Hi Alex,

>[...]
>[ describes that he wants interleave the definitions of several functions ]
>[ but Haskell does not allow this ]
>[...]
>This restriction is very frustrating because I want to add names to a
>function lookup table as they are derived.   Is there a strong reason for
>disallowing this syntax?

Well, it depends on what you call *strong*. The only reason that I heard is
that it prevents users from making possibly unwanted errors. The reasoning
behind this is that no sane programmer would write

  data Shape = Circle Float | Rectangle Float Float; area, perimeter ::
Shape -> Float

  area          (Circle r) = ...
  perimeter (Circle r) = ...

  area          (Rectangle w h) = ...
  perimeter (Rectangle w h) = ...

so if someone does it is probably a mistake. I think it sometimes makes
sense to sort definitions accoring to their argument pattern (the OO-style),
and sometimes according to their name (the FP-style). The compiler can sort
them as it wants later.

In my opinion a language should not be patronizing, it should not prevent me
from writing programs in what the language police thinks is bad style
(that's why unsafePerformIO is my big friend ;-).

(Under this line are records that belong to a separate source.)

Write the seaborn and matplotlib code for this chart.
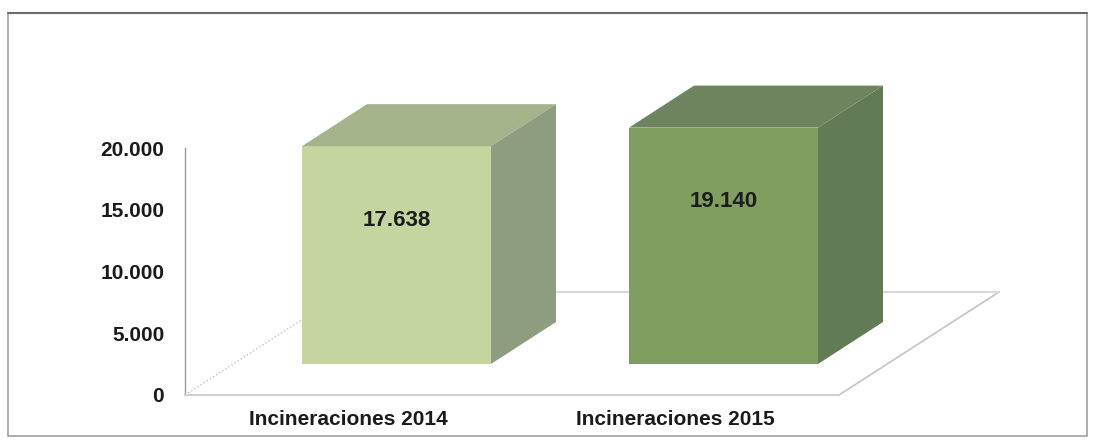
import pandas as pd
import seaborn as sns
import matplotlib.pyplot as plt
from matplotlib.patches import Polygon, Rectangle
from matplotlib.lines import Line2D

categories = ["Incineraciones 2014", "Incineraciones 2015"]
values = [17638, 19140]
y_ticks = [0, 5000, 10000, 15000, 20000]

front_colors = ["#c4d59f", "#7f9e60"]
top_colors = ["#a5b38b", "#6e845f"]
side_colors = ["#8e9c7f", "#627a55"]


def miles(v):
    # spanish style thousands separator
    return f"{v:,.0f}".replace(",", ".")


sns.set_style("white")
plt.rcParams["font.family"] = ["Liberation Sans", "DejaVu Sans"]

W, H = 1093, 441
fig = plt.figure(figsize=(W / 100, H / 100), dpi=100)
ax = fig.add_axes([185 / W, 46 / H, 654 / W, 247 / H])

df = pd.DataFrame({"cat": categories, "val": values})
sns.barplot(data=df, x="cat", y="val", hue="cat", palette=front_colors,
            legend=False, width=0.578, saturation=1, linewidth=0, ax=ax)
ax.set_xlim(-0.5, 1.5)
ax.set_ylim(0, 20000)

# pixel -> data units, to fake the excel 3d depth
p0 = ax.transData.transform((0, 0))
p1 = ax.transData.transform((1, 1000))
ux = p1[0] - p0[0]
uy = (p1[1] - p0[1]) / 1000

sx, sy = 48 / ux, 31 / uy      # bars sit half way into the floor
bdx, bdy = 65 / ux, 42 / uy    # bar depth
fdx, fdy = 160 / ux, 103 / uy  # floor depth

# floor
x_lo, x_hi = ax.get_xlim()
floor_kw = dict(clip_on=False, zorder=0.5)
ax.add_line(Line2D([x_hi, x_hi + fdx], [0, fdy], color="#c4c4c4", lw=1.2, **floor_kw))
ax.add_line(Line2D([x_lo + fdx, x_hi + fdx], [fdy, fdy], color="#d8d8d8", lw=1.5, **floor_kw))
ax.add_line(Line2D([x_lo, x_lo + fdx], [0, fdy], color="#c0c0c0", lw=1, ls=":", **floor_kw))

bars = sorted(ax.patches, key=lambda p: p.get_x())
for i, bar in enumerate(bars):
    x0 = bar.get_x() + sx
    w = bar.get_width()
    h = bar.get_height()
    y0 = sy
    bar.set_x(x0)
    bar.set_y(y0)
    bar.set_clip_on(False)
    bar.set_zorder(2)
    top = Polygon([(x0, y0 + h), (x0 + w, y0 + h), (x0 + w + bdx, y0 + h + bdy), (x0 + bdx, y0 + h + bdy)],
                  closed=True, facecolor=top_colors[i], lw=0, clip_on=False, zorder=2)
    side = Polygon([(x0 + w, y0), (x0 + w + bdx, y0 + bdy), (x0 + w + bdx, y0 + h + bdy), (x0 + w, y0 + h)],
                   closed=True, facecolor=side_colors[i], lw=0, clip_on=False, zorder=2)
    ax.add_patch(top)
    ax.add_patch(side)
    ax.annotate(miles(h), (x0 + w / 2, y0 + h), xytext=(0, -74), textcoords="offset pixels",
                ha="center", va="center", fontsize=16, fontweight="bold", color="#1c1c1c",
                zorder=3, annotation_clip=False)

ax.set_yticks(y_ticks)
ax.set_yticklabels([miles(t) for t in y_ticks])
ax.set_xlabel("")
ax.set_ylabel("")
ax.tick_params(axis="y", length=0, pad=15, labelsize=15, labelcolor="#1a1a1a")
ax.tick_params(axis="x", length=0, pad=11, labelsize=15, labelcolor="#1a1a1a")
for lab in ax.get_xticklabels() + ax.get_yticklabels():
    lab.set_fontweight("bold")

for s in ["top", "right"]:
    ax.spines[s].set_visible(False)
ax.spines["left"].set_color("#9a9a9a")
ax.spines["left"].set_linewidth(1)
ax.spines["bottom"].set_color("#d0d0d0")
ax.spines["bottom"].set_linewidth(1.5)
ax.set_facecolor("none")

# outer frame of the scanned chart
fig.patches.append(Rectangle((8 / W, 5 / H), 1079 / W, 423 / H, transform=fig.transFigure,
                             fill=False, edgecolor="#a0a0a0", lw=1.2))
fig.lines.append(Line2D([8 / W, 1087 / W], [428 / H, 428 / H], transform=fig.transFigure,
                        color="#6a6a6a", lw=1.5))

fig.savefig("out.png", dpi=100)
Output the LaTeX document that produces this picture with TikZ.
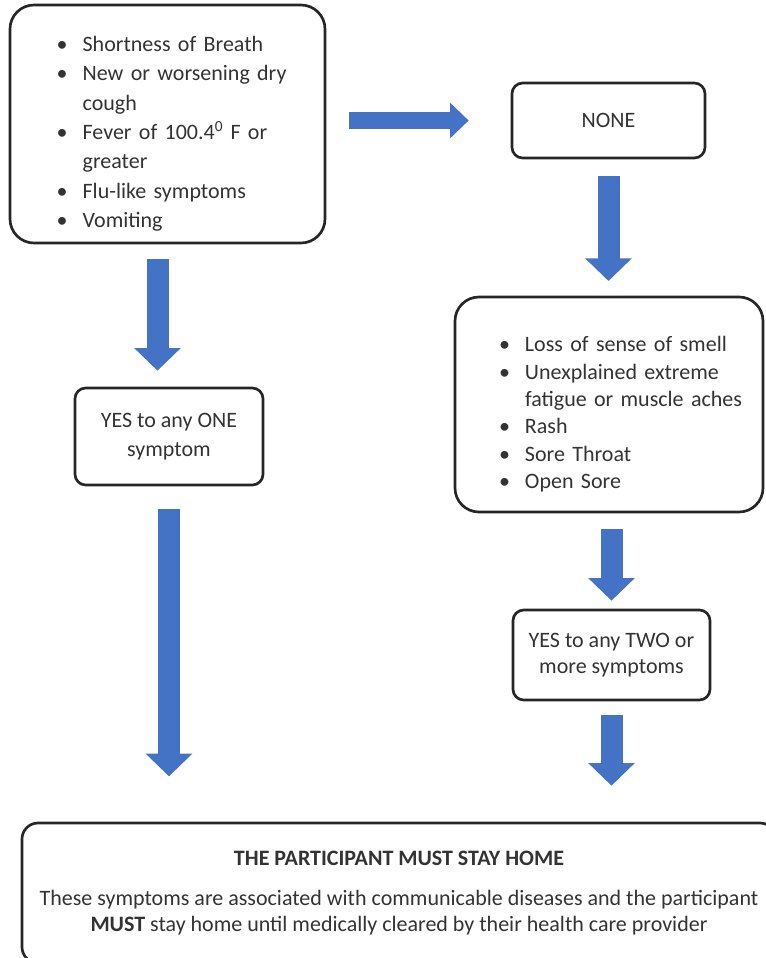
\documentclass[tikz,border=0pt]{standalone}
\usepackage{fontspec}
\setmainfont{Carlito}
\usetikzlibrary{arrows.meta}

\definecolor{arrowblue}{HTML}{4472C4}
\definecolor{textgrey}{HTML}{333333}

\newcommand{\bul}{\makebox[19.5pt][l]{\textbullet}}

\begin{document}
\begin{tikzpicture}[x=0.75pt,y=-0.75pt,
  box/.style={draw=black!85, line width=2pt, rounded corners=8pt, align=center, text=textgrey, font=\fontsize{16.5}{22}\selectfont},
  listbox/.style={box, rounded corners=18pt, align=left, inner xsep=0pt},
  fatarrow/.style={draw=arrowblue, line width=16.5pt, -{Triangle[width=34pt,length=17pt]}}
]
\useasboundingbox (0,0) rectangle (765,958);

% boxes
\node[listbox, text width=236.25pt, minimum height=178.5pt] (early) at (167.5,124)
  {\leftskip=35pt
   \rule{0pt}{26pt}\bul Shortness of Breath\\
   \bul New or worsening dry\\
   \hspace*{19.5pt}cough\\
   \bul Fever of 100.4\textsuperscript{0} F or\\
   \hspace*{19.5pt}greater\\
   \bul Flu-like symptoms\\
   \bul Vomiting\par};
\node[box, minimum width=144.75pt, minimum height=56.25pt] (none) at (608.5,120.5) {NONE};
\node[listbox, text width=231pt, minimum height=161.25pt,
      font=\fontsize{16.5}{20.5}\selectfont] (late) at (609,404.5)
  {\leftskip=33pt
   \rule{0pt}{26pt}\bul Loss of sense of smell\\
   \bul Unexplained extreme\\
   \hspace*{19.5pt}fatigue or muscle aches\\
   \bul Rash\\
   \bul Sore Throat\\
   \bul Open Sore\par};
\node[box, minimum width=141pt, minimum height=72.75pt] (yesone) at (169,436.5) {YES to any ONE\\ symptom};
\node[box, minimum width=147.75pt, minimum height=67.5pt,
      font=\fontsize{16.5}{19.5}\selectfont] (yestwo) at (611.5,655) {YES to any TWO or\\ more symptoms};
\node[box, rounded corners=12pt, minimum width=565.5pt, minimum height=105pt,
      font=\fontsize{16.5}{19.5}\selectfont] (stay) at (399,893)
  {\textbf{THE PARTICIPANT MUST STAY HOME}\\[10pt]
   These symptoms are associated with communicable diseases and the participant\\
   \textbf{MUST} stay home until medically cleared by their health care provider};

% arrows
\draw[fatarrow, line width=13pt, -{Triangle[width=26pt,length=14pt]}, shorten <=17pt, shorten >=31.5pt]
  (early.east |- none.west) -- (none.west);
\draw[fatarrow, shorten <=11pt, shorten >=12pt] ([xshift=-7.5pt]early.south) -- ([xshift=-7.5pt]early.south |- yesone.north);
\draw[fatarrow, shorten <=17pt, shorten >=34pt] (yesone.south) -- (yesone.south |- stay.north);
\draw[fatarrow, shorten <=12.75pt, shorten >=11pt] (none.south) -- (none.south |- late.north);
\draw[fatarrow, shorten <=12pt, shorten >=6pt] (yestwo.north |- late.south) -- (yestwo.north);
\draw[fatarrow, shorten <=10pt, shorten >=27pt] (yestwo.south) -- (yestwo.south |- stay.north);
\end{tikzpicture}
\end{document}
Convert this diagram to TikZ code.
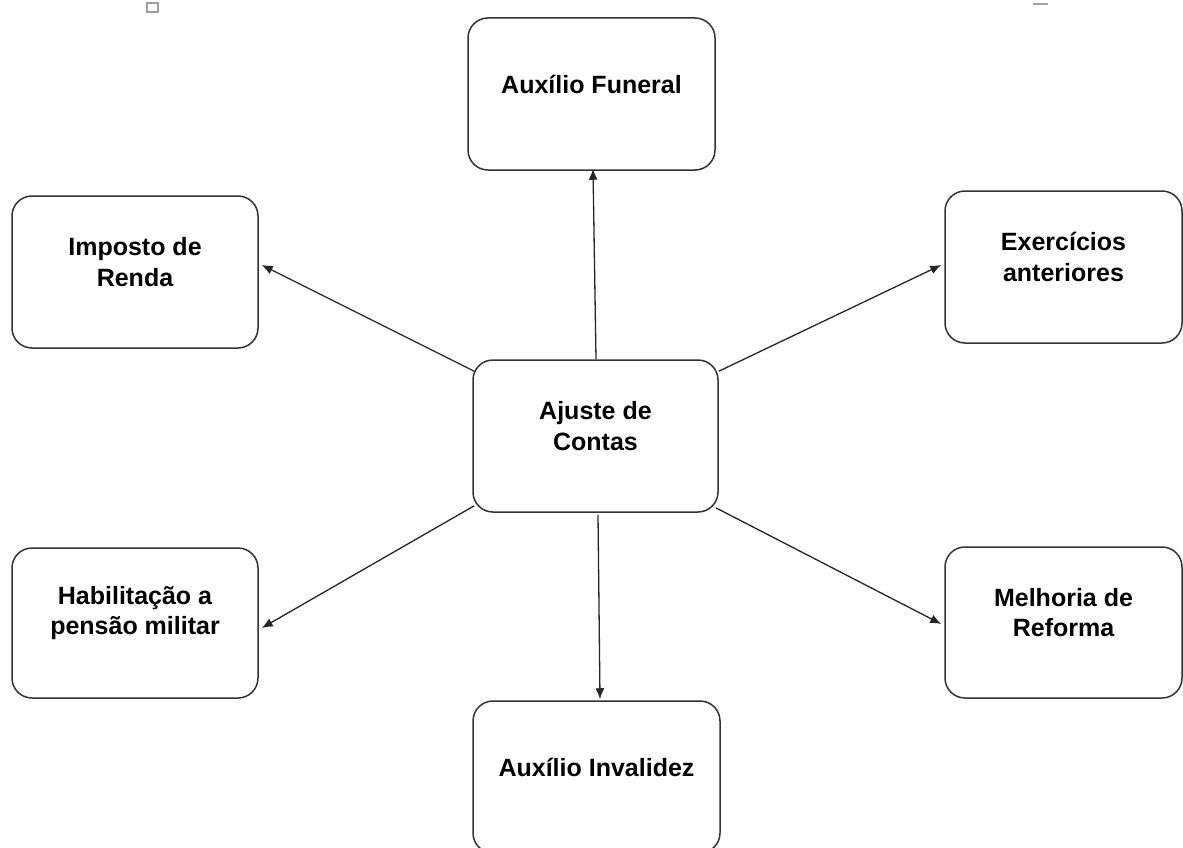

For me this is particulary thorny because my idea of what is good style
tends to be very different from the mainstream. I used to be the lone voice
in the wilderness on this issue too, great to have a partisan!

>2. local import
>A module only needs to import a class definition if a type in the module
>derives that class.  It would be nice to have locally scoped import so
>that the user does not both have to add derive statements and have to add
>import statements (and deal with name space conflicts)

What do you mean? That if you write data Foo ..... deriving (Bar) you
automatically import the module in which the Bar class is defined? I think
what you want is import statements at arbitrary places in a module.
Something that was dropped from Haskell98.